The Australia Council was equally delighted. "It is perhaps evidence of the new sincerity and transparency in the board's selection process that a past critic should now be acknowledged by his peers," said a spokeswoman.

She added that the award demonstrated the council's determination to take the arts "out of exclusive performance spaces, such as the Opera House, into the wider community".

Mr O'Connor was so pessimistic about his chances---and so impoverished after "two years in the wilderness" deprived of finances to pursue his poetic calling---that he did not even bother to apply for tickets to the Games.

Now he hopes SOCOG will be able to provide him with accreditation appropriate to his laureate status.

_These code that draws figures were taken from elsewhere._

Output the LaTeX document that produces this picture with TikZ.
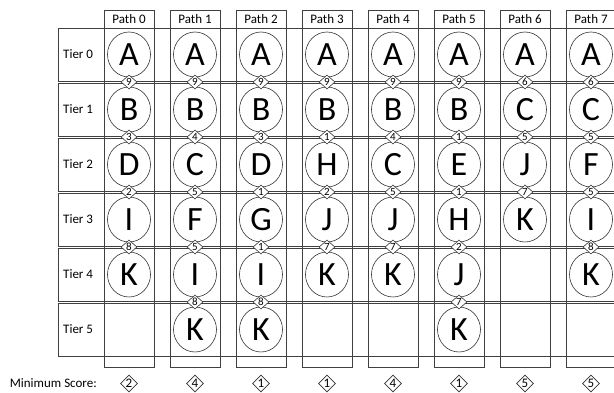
\documentclass[tikz,border=0pt]{standalone}
\usepackage{fontspec}
\setmainfont{Carlito}
\usetikzlibrary{shapes.geometric}

\tikzset{
    grid/.style={draw=black!75, line width=0.8pt},
    tnode/.style={draw=black!80, ellipse, fill=white, line width=0.6pt, minimum width=43pt, minimum height=45pt, inner sep=0pt, font=\fontsize{34}{34}\selectfont},
    score/.style={draw=black!80, diamond, fill=white, line width=0.6pt, minimum width=16pt, minimum height=14pt, inner sep=0pt, font=\fontsize{11}{11}\selectfont},
    minscore/.style={score, minimum width=17pt, minimum height=17pt, font=\fontsize{13}{13}\selectfont},
    lbl/.style={inner sep=0pt, font=\fontsize{13}{15}\selectfont},
  }

\begin{document}
\begin{tikzpicture}[x=1pt, y=-1pt]
        \useasboundingbox (0,0) rectangle (614,393);
        \clip (0,0) rectangle (614,393);
        % tier rows
        \foreach \t in {0,...,5} {
            \draw[grid] (58,28+55*\t) rectangle (640,81+55*\t);
            \node[lbl, anchor=west] (tier\t) at (63,54.5+55*\t) {Tier \t};
        }
        \node[lbl, anchor=east] (minlbl) at (97,383.5) {Minimum Score:};
        % path columns
        \foreach \p/\seq/\sc/\mn in {
            0/{A,B,D,I,K}/{9,3,2,8}/2,
            1/{A,B,C,F,I,K}/{9,4,5,5,8}/4,
            2/{A,B,D,G,I,K}/{9,3,1,1,8}/1,
            3/{A,B,H,J,K}/{9,1,2,7}/1,
            4/{A,B,C,J,K}/{9,4,5,7}/4,
            5/{A,B,E,H,J,K}/{9,1,1,2,7}/1,
            6/{A,C,J,K}/{6,5,7}/5,
            7/{A,C,F,I,K}/{6,5,5,8}/5} {
            \pgfmathsetmacro\cx{129+66*\p}
            \draw[grid] (\cx-25,10) rectangle (\cx+25,367);
            \node[lbl] (head\p) at (\cx,19) {Path \p};
            \foreach \l [count=\t from 0] in \seq
                \node[tnode] (n\p-\t) at (\cx,54.5+55*\t) {\l};
            \foreach \s [count=\t from 0] in \sc
                \node[score] (s\p-\t) at (\cx,82+55*\t) {\s};
            \node[minscore] (min\p) at (\cx,383.5) {\mn};
        }
    \end{tikzpicture}
\end{document}
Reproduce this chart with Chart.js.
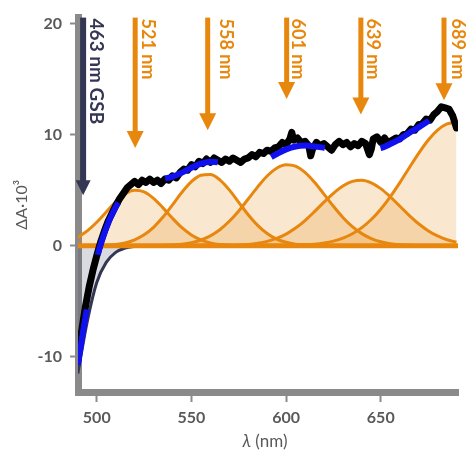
<!DOCTYPE html>
<html>
<head>
<meta charset="utf-8">
<script src="https://cdn.jsdelivr.net/npm/chart.js@4.4.1/dist/chart.umd.min.js"></script>
<style>
  html, body { margin: 0; padding: 0; background: #fff; }
</style>
</head>
<body>
<canvas id="chart" width="468" height="451"></canvas>
<script>
// wavelength grid of the fitted curves (nm)
const wavelengths = [490, 495, 500, 505, 510, 515, 520, 525, 530, 535, 540, 545, 550, 555, 560, 565, 570, 575, 580, 585,
  590, 595, 600, 605, 610, 615, 620, 625, 630, 635, 640, 645, 650, 655, 660, 665, 670, 675, 680, 685, 690]

// ground state bleach component (negative)
const gsb = [-11.5, -6.8, -3.3, -1.5, -0.6, -0.2, -0.05, 0, 0, 0, 0, 0, 0, 0, 0, 0, 0, 0, 0, 0,
  0, 0, 0, 0, 0, 0, 0, 0, 0, 0, 0, 0, 0, 0, 0, 0, 0, 0, 0, 0, 0]

// absorption bands
const band521 = [0.77, 1.34, 2.11, 3.03, 3.95, 4.66, 4.99, 4.85, 4.27, 3.41, 2.47, 1.62, 0.97, 0.52, 0.26, 0.11, 0.05, 0.02, 0, 0,
  0, 0, 0, 0, 0, 0, 0, 0, 0, 0, 0, 0, 0, 0, 0, 0, 0, 0, 0, 0, 0]
const band558 = [0, 0.01, 0.02, 0.05, 0.12, 0.26, 0.53, 0.98, 1.66, 2.58, 3.68, 4.82, 5.77, 6.35, 6.41, 5.93, 5.03, 3.91, 2.79, 1.83,
  1.10, 0.60, 0.31, 0.14, 0.06, 0.02, 0, 0, 0, 0, 0, 0, 0, 0, 0, 0, 0, 0, 0, 0, 0]
const band601 = [0, 0, 0, 0, 0, 0, 0, 0, 0.01, 0.03, 0.07, 0.14, 0.28, 0.52, 0.89, 1.44, 2.20, 3.13, 4.21, 5.30,
  6.28, 6.98, 7.29, 7.16, 6.60, 5.71, 4.65, 3.55, 2.55, 1.72, 1.09, 0.65, 0.36, 0.19, 0.09, 0.04, 0.02, 0, 0, 0, 0]
const band639 = [0, 0, 0, 0, 0, 0, 0, 0, 0, 0, 0, 0, 0, 0, 0, 0.01, 0.03, 0.06, 0.11, 0.22,
  0.39, 0.66, 1.05, 1.59, 2.27, 3.07, 3.92, 4.72, 5.38, 5.79, 5.89, 5.66, 5.14, 4.41, 3.58, 2.74, 1.98, 1.36, 0.88, 0.54, 0.31]
const band689 = [0, 0, 0, 0, 0, 0, 0, 0, 0, 0, 0, 0, 0, 0, 0, 0, 0, 0, 0, 0,
  0, 0.01, 0.02, 0.04, 0.08, 0.14, 0.25, 0.42, 0.68, 1.08, 1.63, 2.36, 3.29, 4.40, 5.66, 7.00, 8.31, 9.49, 10.40, 10.96, 11.09]

// total fit
const fit = [-10.73, -5.45, -1.17, 1.58, 3.47, 4.72, 5.47, 5.83, 5.94, 6.02, 6.22, 6.58, 7.02, 7.39, 7.56, 7.49, 7.31, 7.12, 7.11, 7.35,
  7.77, 8.25, 8.67, 8.93, 9.01, 8.94, 8.82, 8.69, 8.61, 8.59, 8.61, 8.67, 8.79, 9.15, 9.6, 10.15, 10.65, 11.2, 11.75, 11.95, 11.8]

// measured spectrum
const measuredNm = [490, 492, 494, 496, 498, 500, 502, 504, 506, 508, 510, 512, 514, 516, 518, 520, 522, 524, 526, 528,
  530, 532, 534, 536, 538, 540, 542, 544, 546, 548, 550, 552, 554, 556, 558, 560, 562, 564, 566, 568,
  570, 572, 574, 576, 578, 580, 582, 584, 586, 588, 590, 592, 594, 596, 598, 600, 602, 603, 604, 606,
  608, 610, 612, 613, 614, 616, 618, 620, 622, 624, 626, 628, 630, 632, 634, 636, 638, 640, 642, 644,
  645, 646, 648, 650, 652, 654, 656, 658, 660, 662, 664, 666, 668, 670, 672, 674, 676, 678, 680, 682,
  684, 686, 688, 690]
const measuredDA = [-10.3, -7.7, -5.5, -3.7, -2.2, -0.9, 0.3, 1.3, 2.2, 2.9, 3.6, 4.2, 4.7, 5.2, 5.5, 5.8, 5.5, 5.9, 5.7, 6.0,
  5.7, 5.9, 5.6, 6.0, 5.9, 6.3, 6.1, 6.6, 6.9, 6.8, 7.3, 7.1, 7.6, 7.4, 7.8, 7.5, 7.9, 7.7, 7.5, 7.8,
  7.6, 7.9, 7.7, 7.5, 7.8, 7.9, 8.2, 8.0, 8.4, 8.3, 8.6, 8.5, 8.8, 8.9, 9.3, 9.1, 9.6, 10.2, 9.5, 9.7,
  9.3, 9.4, 9.0, 8.1, 8.7, 9.3, 9.0, 9.2, 8.9, 8.6, 9.1, 9.4, 9.1, 9.3, 8.9, 9.2, 9.0, 9.4, 9.2, 8.2,
  8.7, 9.6, 9.8, 9.3, 9.7, 9.2, 9.5, 9.7, 9.6, 10.0, 10.1, 10.5, 10.4, 10.9, 11.0, 11.4, 11.3, 11.8, 12.1, 12.5,
  12.4, 12.3, 11.7, 10.6]

// arrows marking band positions
const arrowNm = [520.3, 558.6, 600.3, 639.5, 683.4]
const arrowTip = [8.8, 10.4, 13.2, 11.8, 13.1]
const arrowLabels = ['521 nm', '558 nm', '601 nm', '639 nm', '689 nm']
const gsbArrowNm = 492.8
const gsbArrowTip = 4.55
const gsbLabel = '463 nm GSB'

const xTicks = [500, 550, 600, 650]
const yTicks = [-10, 0, 10, 20]

const orange = '#e8870e'
const orangeFill = 'rgba(232, 135, 14, 0.2)'
const navy = '#343754'
const axisGray = '#8a8a8a'
const labelGray = '#595959'

const toPoints = (xs, ys) => xs.map((x, i) => ({ x, y: ys[i] }))

const bandDataset = (values, order) => ({
  data: toPoints(wavelengths, values),
  borderColor: orange,
  borderWidth: 3,
  backgroundColor: orangeFill,
  fill: 'origin',
  cubicInterpolationMode: 'monotone',
  order,
})

const annotations = {
  id: 'annotations',
  afterDraw(chart) {
    const { ctx, chartArea, scales: { x, y } } = chart
    const top = chartArea.top
    const arrow = (px, tipPx, shaft, headW, headH, color) => {
      ctx.fillStyle = color
      ctx.fillRect(px - shaft / 2, top, shaft, tipPx - headH - top + 1)
      ctx.beginPath()
      ctx.moveTo(px - headW / 2, tipPx - headH)
      ctx.lineTo(px + headW / 2, tipPx - headH)
      ctx.lineTo(px, tipPx)
      ctx.closePath()
      ctx.fill()
    }
    const vlabel = (text, px, font, color) => {
      ctx.save()
      ctx.translate(px, top + 1)
      ctx.rotate(Math.PI / 2)
      ctx.font = font
      ctx.fillStyle = color
      ctx.textAlign = 'left'
      ctx.textBaseline = 'alphabetic'
      ctx.fillText(text, 0, 0)
      ctx.restore()
    }
    const labelOffsets = [7, 12, 5, 6, 8]
    arrowNm.forEach((nm, i) => {
      const px = x.getPixelForValue(nm)
      arrow(px, y.getPixelForValue(arrowTip[i]), 5, 17, 17, orange)
      vlabel(arrowLabels[i], px + labelOffsets[i], 'bold 18px Lato', orange)
    })
    const gx = x.getPixelForValue(gsbArrowNm)
    arrow(gx, y.getPixelForValue(gsbArrowTip), 6, 15, 15, navy)
    vlabel(gsbLabel, gx + 7, 'bold 19px Lato', navy)

    // x axis title with italic lambda
    ctx.save()
    ctx.fillStyle = labelGray
    ctx.textBaseline = 'middle'
    const italic = 'italic 17px Lato'
    const normal = '17px Lato'
    ctx.font = italic
    const w1 = ctx.measureText('λ').width
    ctx.font = normal
    const w2 = ctx.measureText(' (nm)').width
    const cx = (chartArea.left + chartArea.right) / 2 - 3
    const start = cx - (w1 + w2) / 2
    ctx.font = italic
    ctx.fillText('λ', start, 442)
    ctx.font = normal
    ctx.fillText(' (nm)', start + w1, 442)
    ctx.restore()
  },
}

new Chart(document.getElementById('chart'), {
  type: 'line',
  data: {
    datasets: [
      {
        data: toPoints(wavelengths, fit),
        borderColor: '#1010f0',
        borderWidth: 6,
        borderDash: [56, 56],
        borderCapStyle: 'butt',
        fill: false,
        cubicInterpolationMode: 'monotone',
        order: 0,
      },
      {
        data: toPoints(measuredNm, measuredDA),
        borderColor: '#000000',
        borderWidth: 7,
        borderJoinStyle: 'round',
        borderCapStyle: 'round',
        fill: false,
        tension: 0,
        order: 1,
      },
      {
        data: toPoints([490.1, 690.8], [0, 0]),
        borderColor: orange,
        borderWidth: 5,
        fill: false,
        order: 2,
      },
      {
        data: toPoints(wavelengths, gsb),
        borderColor: navy,
        borderWidth: 3,
        backgroundColor: 'rgba(52, 55, 90, 0.18)',
        fill: 'origin',
        cubicInterpolationMode: 'monotone',
        order: 3,
      },
      bandDataset(band521, 4),
      bandDataset(band558, 5),
      bandDataset(band601, 6),
      bandDataset(band639, 7),
      bandDataset(band689, 8),
    ],
  },
  options: {
    responsive: false,
    animation: false,
    events: [],
    layout: { padding: { top: 13, right: 10, left: 0, bottom: 0 } },
    elements: { point: { radius: 0 } },
    plugins: {
      legend: { display: false },
      tooltip: { enabled: false },
      filler: { drawTime: 'beforeDatasetsDraw' },
    },
    scales: {
      x: {
        type: 'linear',
        min: 490.1,
        max: 690.8,
        z: 1,
        afterFit: (scale) => { scale.height = 59 },
        afterBuildTicks: (scale) => { scale.ticks = xTicks.map((value) => ({ value })) },
        grid: { drawOnChartArea: false, drawTicks: true, tickLength: 10, tickWidth: 2, tickColor: axisGray },
        border: { display: true, width: 7, color: axisGray },
        ticks: {
          color: labelGray,
          font: { family: 'Lato', size: 16, weight: 'bold' },
          padding: 6,
          maxRotation: 0,
        },
      },
      y: {
        type: 'linear',
        min: -13.16,
        max: 20.53,
        z: 1,
        afterFit: (scale) => { scale.width = 78 },
        afterBuildTicks: (scale) => { scale.ticks = yTicks.map((value) => ({ value })) },
        grid: { drawOnChartArea: false, drawTicks: true, tickLength: 8, tickWidth: 2, tickColor: axisGray },
        border: { display: true, width: 7, color: axisGray },
        ticks: {
          color: labelGray,
          font: { family: 'Lato', size: 16, weight: 'bold' },
          padding: 8,
        },
        title: {
          display: true,
          text: 'ΔA·10³',
          color: labelGray,
          font: { family: 'Lato', size: 16 },
          padding: { top: 12, bottom: 0 },
        },
      },
    },
  },
  plugins: [annotations],
})
</script>
</body>
</html>
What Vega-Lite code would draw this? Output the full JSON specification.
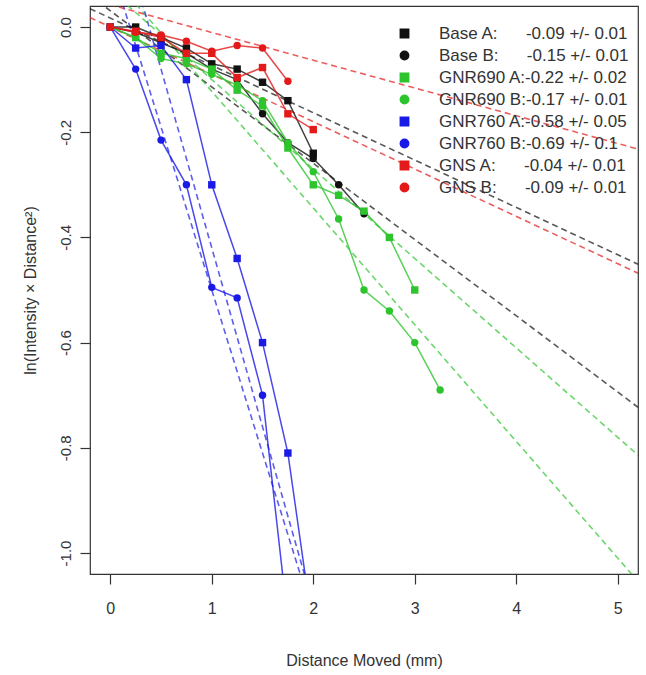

His sporting enthusiasms are eclectic. He skis, scuba-dives and practises martial arts. And Australian Rules produces a "strong muscular response".

Of Olympic sports, he is attracted by the aesthetics of gymnastics and the spectacle of pole vaulting, but he can barely watch basketball and has "never seen the point of throwing the shot putt" (sic).

The poet, who is also author of the acclaimed prose-book on the environment Tired Brown Land and presently H.C. Coombs Creative Arts Fellow at the Australian National University, is looking forward to the challenge of capturing in verse the various aspects of the greatest sporting event on Earth. "Sport lends itself to strong, gutsy rhythms."

His previous attempts at tackling sport have provoked mixed reactions. Under Martian Eyes, an extra-terrestrial view of football, was well received. A reworking of the The Man from Snowy River was praised by The Bulletin, but damned by traditionalists.

"I even received death threats. One letter writer said God should have someone to castrate people like me."

By comparison, the Olympics should be a breeze.

Other recipients of fellowships were historian and environmentalist William Lines, and writer of young-adult fiction Sonya Hartnett. Eminent poet Judith Wright, 84, received a $15,000 grant, which will help fund the second part of her autobiography.